Copy out each line exactly; pictures stay out of the copy.

═══ Records for this exercise

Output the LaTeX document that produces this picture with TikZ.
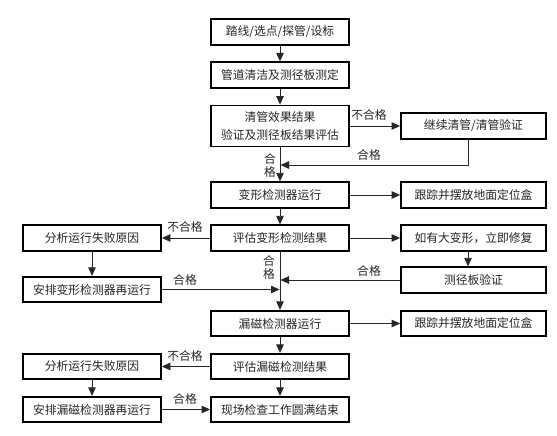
\documentclass[tikz,border=0pt]{standalone}
\usepackage{fontspec}
\setmainfont{Noto Sans CJK SC}
\usetikzlibrary{arrows.meta}
\begin{document}
\begin{tikzpicture}[x=1pt,y=-1pt,
 box/.style={draw,line width=1.8pt,minimum height=25.5pt,inner sep=0pt,text=black!85,font=\fontsize{11.8}{14}\selectfont},
 mainbox/.style={box,minimum width=138pt},
 rbox/.style={box,minimum width=145pt},
 lbox/.style={box,minimum width=138pt},
 conn/.style={line width=0.8pt,black!85,-{Triangle[length=8.5pt,width=7.5pt]}},
 lbl/.style={inner sep=0pt,text=black!85,font=\fontsize{11.8}{13}\selectfont,align=center}]
\useasboundingbox[fill=white] (0,0) rectangle (557,436);
\node[mainbox] (b1) at (280,32) {踏线/选点/探管/设标};
\node[mainbox] (b2) at (280,75) {管道清洁及测径板测定};
\node[mainbox,minimum height=41pt,align=center,font=\fontsize{11.8}{17.5}\selectfont] (b3) at (280,126) {清管效果结果\\验证及测径板结果评估};
\node[rbox] (r1) at (473.5,126) {继续清管/清管验证};
\node[mainbox] (b4) at (280,195) {变形检测器运行};
\node[rbox] (r2) at (473.5,195) {跟踪并摆放地面定位盒};
\node[mainbox] (b5) at (280,238) {评估变形检测结果};
\node[lbox] (l1) at (92,238) {分析运行失败原因};
\node[rbox] (r3) at (473.5,238) {如有大变形，立即修复};
\node[rbox] (r4) at (473.5,280) {测径板验证};
\node[lbox] (l2) at (92,289.5) {安排变形检测器再运行};
\node[mainbox] (b6) at (280,323.5) {漏磁检测器运行};
\node[rbox] (r5) at (473.5,323.5) {跟踪并摆放地面定位盒};
\node[mainbox] (b7) at (280,366.5) {评估漏磁检测结果};
\node[lbox] (l3) at (92,366.5) {分析运行失败原因};
\node[mainbox] (b8) at (280,409.5) {现场检查工作圆满结束};
\node[lbox] (l4) at (92,409.5) {安排漏磁检测器再运行};
\coordinate (f1) at (280.5,165);
\coordinate (f2) at (280.5,280);
\coordinate (f3) at (279.5,289.5);
\draw[conn] (b1.south) -- (b2.north);
\draw[conn] (b2.south) -- (b3.north);
\draw[conn] (b3.south) -- (b4.north);
\draw[conn] (b3.east) -- (r1.west);
\draw[conn] ([xshift=-5.5pt]r1.south) |- (f1);
\draw[conn] (b4.east) -- (r2.west);
\draw[conn] (b4.south) -- (b5.north);
\draw[conn] (b5.west) -- (l1.east);
\draw[conn] (b5.east) -- (r3.west);
\draw[conn] ([xshift=-5.5pt]r3.south) -- ([xshift=-5.5pt]r4.north);
\draw[conn] (l1.south) -- (l2.north);
\draw[conn] (b5.south) -- (b6.north);
\draw[conn] (r4.west) -- (f2);
\draw[conn] (l2.east) -- (f3);
\draw[conn] (b6.east) -- (r5.west);
\draw[conn] (b6.south) -- (b7.north);
\draw[conn] (b7.west) -- (l3.east);
\draw[conn] (b7.south) -- (b8.north);
\draw[conn] (l3.south) -- (l4.north);
\draw[conn] (l4.east) -- (b8.west);
\node[lbl] (t1) at (369,115) {不合格};
\node[lbl] (t2) at (369,155) {合格};
\node[lbl] (t3) at (270,165.5) {合\\格};
\node[lbl] (t4) at (185,227) {不合格};
\node[lbl] (t5) at (269,268) {合\\格};
\node[lbl] (t6) at (369,271) {合格};
\node[lbl] (t7) at (185,280) {合格};
\node[lbl] (t8) at (185,356.5) {不合格};
\node[lbl] (t9) at (185,399.5) {合格};
\end{tikzpicture}
\end{document}
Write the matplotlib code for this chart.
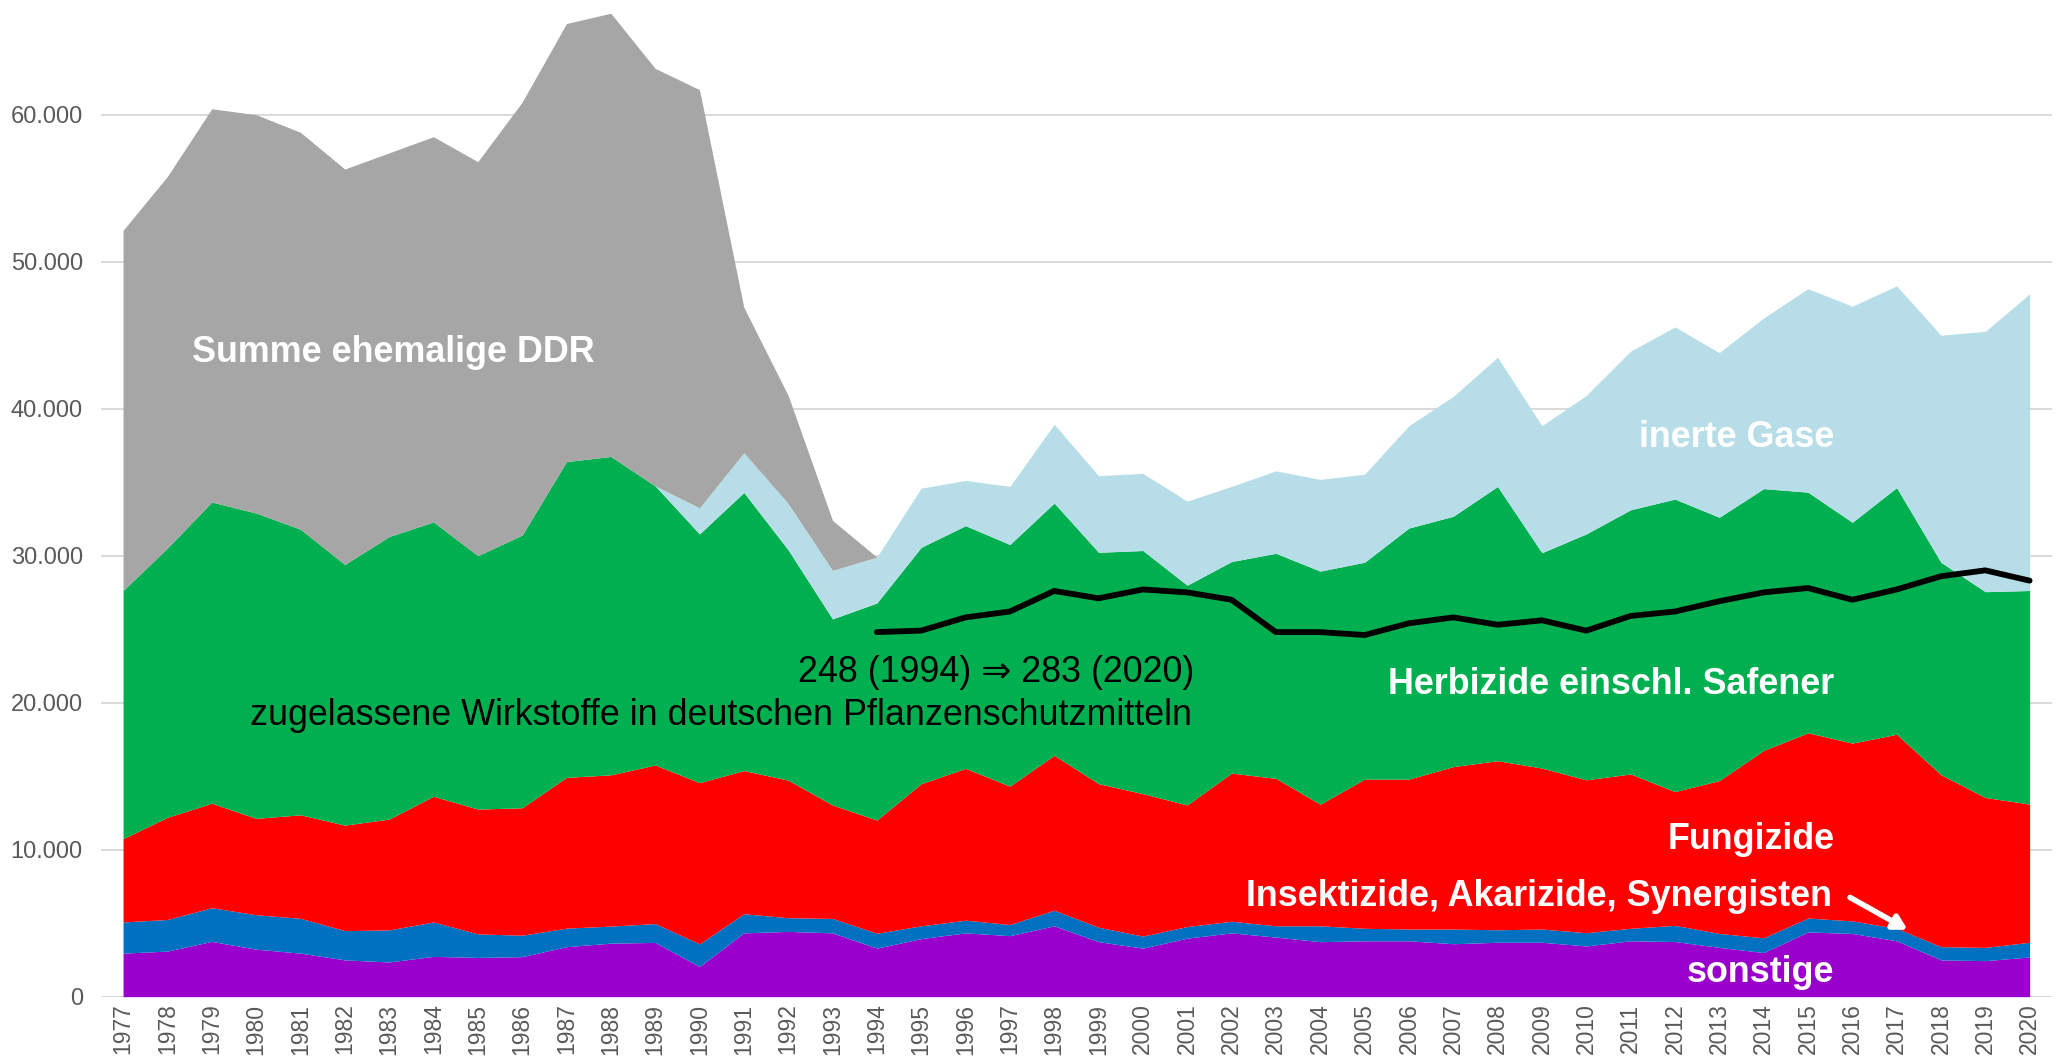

══════

Result of the exercise:
Output the LaTeX document that produces this picture with TikZ.
\documentclass[tikz,border=0pt]{standalone}
\usepackage{fontspec}
\setmainfont{Noto Sans CJK SC}
\usetikzlibrary{arrows.meta}
\begin{document}
\begin{tikzpicture}[x=1pt,y=-1pt,
 box/.style={draw,line width=1.8pt,minimum height=25.5pt,inner sep=0pt,text=black!85,font=\fontsize{11.8}{14}\selectfont},
 mainbox/.style={box,minimum width=138pt},
 rbox/.style={box,minimum width=145pt},
 lbox/.style={box,minimum width=138pt},
 conn/.style={line width=0.8pt,black!85,-{Triangle[length=8.5pt,width=7.5pt]}},
 lbl/.style={inner sep=0pt,text=black!85,font=\fontsize{11.8}{13}\selectfont,align=center}]
\useasboundingbox[fill=white] (0,0) rectangle (557,436);
\node[mainbox] (b1) at (280,32) {踏线/选点/探管/设标};
\node[mainbox] (b2) at (280,75) {管道清洁及测径板测定};
\node[mainbox,minimum height=41pt,align=center,font=\fontsize{11.8}{17.5}\selectfont] (b3) at (280,126) {清管效果结果\\验证及测径板结果评估};
\node[rbox] (r1) at (473.5,126) {继续清管/清管验证};
\node[mainbox] (b4) at (280,195) {变形检测器运行};
\node[rbox] (r2) at (473.5,195) {跟踪并摆放地面定位盒};
\node[mainbox] (b5) at (280,238) {评估变形检测结果};
\node[lbox] (l1) at (92,238) {分析运行失败原因};
\node[rbox] (r3) at (473.5,238) {如有大变形，立即修复};
\node[rbox] (r4) at (473.5,280) {测径板验证};
\node[lbox] (l2) at (92,289.5) {安排变形检测器再运行};
\node[mainbox] (b6) at (280,323.5) {漏磁检测器运行};
\node[rbox] (r5) at (473.5,323.5) {跟踪并摆放地面定位盒};
\node[mainbox] (b7) at (280,366.5) {评估漏磁检测结果};
\node[lbox] (l3) at (92,366.5) {分析运行失败原因};
\node[mainbox] (b8) at (280,409.5) {现场检查工作圆满结束};
\node[lbox] (l4) at (92,409.5) {安排漏磁检测器再运行};
\coordinate (f1) at (280.5,165);
\coordinate (f2) at (280.5,280);
\coordinate (f3) at (279.5,289.5);
\draw[conn] (b1.south) -- (b2.north);
\draw[conn] (b2.south) -- (b3.north);
\draw[conn] (b3.south) -- (b4.north);
\draw[conn] (b3.east) -- (r1.west);
\draw[conn] ([xshift=-5.5pt]r1.south) |- (f1);
\draw[conn] (b4.east) -- (r2.west);
\draw[conn] (b4.south) -- (b5.north);
\draw[conn] (b5.west) -- (l1.east);
\draw[conn] (b5.east) -- (r3.west);
\draw[conn] ([xshift=-5.5pt]r3.south) -- ([xshift=-5.5pt]r4.north);
\draw[conn] (l1.south) -- (l2.north);
\draw[conn] (b5.south) -- (b6.north);
\draw[conn] (r4.west) -- (f2);
\draw[conn] (l2.east) -- (f3);
\draw[conn] (b6.east) -- (r5.west);
\draw[conn] (b6.south) -- (b7.north);
\draw[conn] (b7.west) -- (l3.east);
\draw[conn] (b7.south) -- (b8.north);
\draw[conn] (l3.south) -- (l4.north);
\draw[conn] (l4.east) -- (b8.west);
\node[lbl] (t1) at (369,115) {不合格};
\node[lbl] (t2) at (369,155) {合格};
\node[lbl] (t3) at (270,165.5) {合\\格};
\node[lbl] (t4) at (185,227) {不合格};
\node[lbl] (t5) at (269,268) {合\\格};
\node[lbl] (t6) at (369,271) {合格};
\node[lbl] (t7) at (185,280) {合格};
\node[lbl] (t8) at (185,356.5) {不合格};
\node[lbl] (t9) at (185,399.5) {合格};
\end{tikzpicture}
\end{document}
Write the matplotlib code for this chart.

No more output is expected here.